There was no fixed choreography for her songs, but the perpetual motions of her arms and legs throughout the 90-minue set showed how much the singer -- whose hair was slightly disheveled from headbanging and perspiration --was enjoying her sold-out show in Seoul on Sunday.

And most importantly, the “New Rules” singer did not allow the estimated 2,000-strong crowd to take their eyes off her even for a second, with her Adele-level vocal prowess paired with indomitable swagger.

The event marked her second visit to Korea following her performance at the Pentaport Rock Festival last year. 

Dua Lipa performs at her solo concert in Seoul on Sunday. (Yonhap)
Dua Lipa performs at her solo concert in Seoul on Sunday. (Yonhap)

Clad in a colorful tank top, Lipa opened the stage with a hearty and energetic rendition of “Blow Your Mind (Mwah).” By the time she belted out “Lost in Your Light” and “Be the One,” the show was in full swing. After reeling around the stage for a while, Dua showed her sentimental side with hits like the balladry “Homesick” and “No Goodbye,” toning down her husky voice to go along with the piano melody.
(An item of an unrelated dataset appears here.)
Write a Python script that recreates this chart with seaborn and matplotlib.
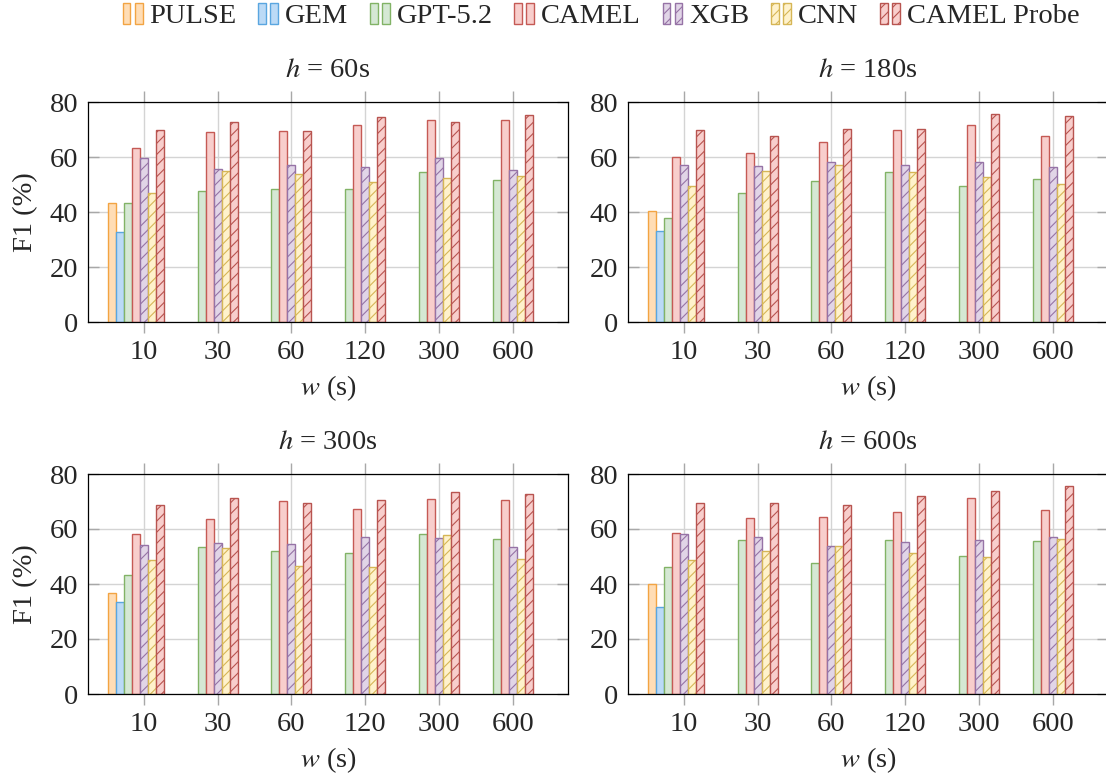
import matplotlib
matplotlib.use('Agg')
import matplotlib.pyplot as plt
from matplotlib.patches import Patch
from matplotlib.legend_handler import HandlerTuple
import numpy as np
import pandas as pd
import seaborn as sns

# ---- data ----
windows = ['10', '30', '60', '120', '300', '600']
horizons = [60, 180, 300, 600]
methods = ['PULSE', 'GEM', 'GPT-5.2', 'CAMEL', 'XGB', 'CNN', 'CAMEL Probe']

# PULSE / GEM only reported for w = 10, one value per horizon
pulse_f1 = [43.2, 40.5, 36.7, 40.0]
gem_f1 = [32.6, 33.0, 33.3, 31.5]

# one row per horizon (60, 180, 300, 600), one column per window
gpt_f1 = [[43.4, 47.6, 48.2, 48.4, 54.4, 51.5],
          [37.7, 46.8, 51.4, 54.5, 49.3, 52.1],
          [43.2, 53.5, 52.1, 51.2, 58.2, 56.4],
          [46.2, 56.1, 47.6, 55.9, 50.1, 55.5]]
camel_f1 = [[63.4, 69.0, 69.3, 71.5, 73.6, 73.3],
            [60.1, 61.3, 65.6, 69.7, 71.5, 67.6],
            [58.1, 63.6, 70.2, 67.3, 70.8, 70.5],
            [58.7, 64.0, 64.4, 66.1, 71.4, 67.0]]
xgb_f1 = [[59.8, 55.8, 57.0, 56.2, 59.8, 55.3],
          [57.0, 56.7, 58.3, 57.2, 58.2, 56.2],
          [54.2, 55.0, 54.4, 57.1, 56.8, 53.5],
          [58.1, 57.2, 53.9, 55.3, 56.1, 57.2]]
cnn_f1 = [[47.0, 54.8, 53.7, 50.9, 52.5, 53.2],
          [49.6, 54.8, 57.2, 54.5, 52.8, 50.3],
          [48.6, 53.1, 46.5, 46.3, 57.8, 49.1],
          [48.8, 52.1, 53.8, 51.4, 49.9, 56.4]]
probe_f1 = [[69.9, 72.7, 69.6, 74.4, 72.7, 75.4],
            [69.9, 67.5, 70.1, 70.1, 75.6, 74.8],
            [68.7, 71.2, 69.5, 70.4, 73.5, 72.7],
            [69.5, 69.6, 68.7, 72.1, 73.7, 75.5]]

fills = ['#FFDDB5', '#BBDAF6', '#D5E8D4', '#F8CECC', '#E1D5E7', '#FFF2CC', '#F8CECC']
edges = ['#F2A443', '#5AA6E0', '#82B366', '#C55A55', '#9673A6', '#D6B656', '#B85450']
hatches = ['', '', '', '', '///', '///', '///']

# two empty hue slots on the right reproduce the off-centre grouping
pads = ['_pad1', '_pad2']
hue_order = methods + pads
palette = dict(zip(hue_order, fills + ['white', 'white']))

rows = []
for i, h in enumerate(horizons):
    rows.append((h, '10', 'PULSE', pulse_f1[i]))
    rows.append((h, '10', 'GEM', gem_f1[i]))
    for j, w in enumerate(windows):
        rows.append((h, w, 'GPT-5.2', gpt_f1[i][j]))
        rows.append((h, w, 'CAMEL', camel_f1[i][j]))
        rows.append((h, w, 'XGB', xgb_f1[i][j]))
        rows.append((h, w, 'CNN', cnn_f1[i][j]))
        rows.append((h, w, 'CAMEL Probe', probe_f1[i][j]))
df = pd.DataFrame(rows, columns=['h', 'w', 'method', 'f1'])

# ---- style ----
sns.set_style('white')
plt.rcParams['font.family'] = ['Liberation Serif', 'DejaVu Serif']
plt.rcParams['mathtext.fontset'] = 'stix'
plt.rcParams['hatch.linewidth'] = 0.8
FS = 20.5

fig = plt.figure(figsize=(11.06, 7.76), dpi=100)
W, H = 1106, 776
boxes = [(88, 102), (628, 102), (88, 474), (628, 474)]
width_all = 0.975
bw = width_all / len(hue_order)

for idx, h in enumerate(horizons):
    x0, y0 = boxes[idx]
    ax = fig.add_axes([x0 / W, 1 - (y0 + 220) / H, 480 / W, 220 / H])
    sub = df[df['h'] == h]
    sns.barplot(data=sub, x='w', y='f1', hue='method', order=windows,
                hue_order=hue_order, palette=palette, width=width_all,
                errorbar=None, legend=False, saturation=1, ax=ax)

    for p in ax.patches:
        c = p.get_x() + p.get_width() / 2
        k = round(c)
        slot = int(round((c - k) / bw)) + 4
        if 0 <= slot < len(methods):
            p.set_facecolor(fills[slot])
            p.set_edgecolor(edges[slot])
            p.set_hatch(hatches[slot])
            p.set_linewidth(1.0)

    ax.set_xlim(-0.755, 5.745)
    ax.set_ylim(0, 80)
    ax.set_yticks([0, 20, 40, 60, 80])
    ax.set_axisbelow(True)
    ax.grid(True, color='#d4d4d4', lw=1.0)
    for s in ax.spines.values():
        s.set_color('black')
        s.set_linewidth(0.9)
    ax.tick_params(axis='x', direction='out', length=8, width=1, color='#a8a8a8',
                   top=True, bottom=True, labelsize=FS, pad=5)
    ax.tick_params(axis='y', direction='in', length=8, width=1, color='#a8a8a8',
                   left=True, right=True, labelsize=FS, pad=7)
    ax.set_title(rf'$h$ = {h}s', fontsize=FS, pad=18)
    ax.set_xlabel(r'$w$ (s)', fontsize=FS, labelpad=6)
    if idx % 2 == 0:
        ax.set_ylabel('F1 (%)', fontsize=FS, labelpad=8)
    else:
        ax.set_ylabel('')

# legend: two small bars per entry, like pgfplots' ybar legend
handles = []
for i in range(len(methods)):
    pch = Patch(facecolor=fills[i], edgecolor=edges[i], hatch=hatches[i], lw=1.0)
    handles.append((pch, pch))
fig.legend(handles, methods, handler_map={tuple: HandlerTuple(ndivide=None, pad=0.15)},
           loc='center', bbox_to_anchor=(601 / W, 1 - 16 / H), ncol=7, frameon=False,
           fontsize=FS, handlelength=0.7, handleheight=0.8, handletextpad=0.25,
           columnspacing=0.75, borderaxespad=0)

fig.savefig('out.png', dpi=100)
The highlights of the concert -- naturally saved for the encore -- were “IDGAF” and “New Rules,” two of her popular kiss-off anthems that propelled the once pop infant to one of the most influential figures in the industry worldwide today.

A master in entertaining the audience, Lipa cheerfully encouraged her fans to put up their middle fingers during her performance of “IDGAF,” shortened from “I Don’t Give a F---,” while she showcased a brief freestyle dance routine that drew loud screams from the crowd.

About 80 percent of those who filled the Yes24 Live Hall in eastern Seoul on Sunday were women, and the crowd responded to the singer’s emphasis on female empowerment.

In “IDGAF,” she reminds her ex that she is most certainly not thinking about him, clarifying the point in the chorus: “‘Cause if you think I care about you now, well boy I don’t give a f---.” Another self-love anthem “New Rules” hit over 1 billion plays on YouTube, making her the youngest female artist to ever cross the mark.

And Lipa, who had carried white roses on the Brit Awards red carpet to show her support for the victims of sexual harassment and abuse, stressed the importance of the bond among women all around the world.

“I’m always here to champion women and I think women should look after women, I guess that’s a big part of who I am. ... This global movement like Times Up, it’s very important not only in the entertainment world,” said Lipa during an interview with The Korea Herald before the concert.

“I thought it was important to put this white rose in front of so many women all over the world, for them to be able to realize that we’re standing in solidarity with them. We’re here to support, look after them, show them it’s OK to speak up, because there is (a) crazy domino effect when you speak up about certain issues. Things certainly happen as a lot of other people get up and speak out as well.”

Lipa’s musical journey began when she was 14, making cover songs on YouTube in 2009. She signed a contract with Warner Music Group in 2015. 

Last year, she became the most streamed female artist in the UK with her signature sultry pop approach -- which she defines as “dark pop.” With her self-titled debut album that includes “New Rules” and “IDGAF,” Lipa won awards for British Breakthrough Act and British female solo artist at the Brit Awards in January.

“Not enough British female artists have broken through on the global scale, I think, while there’s a heavy influx of US artists. I would like to see more British artists on the global scale,” she added.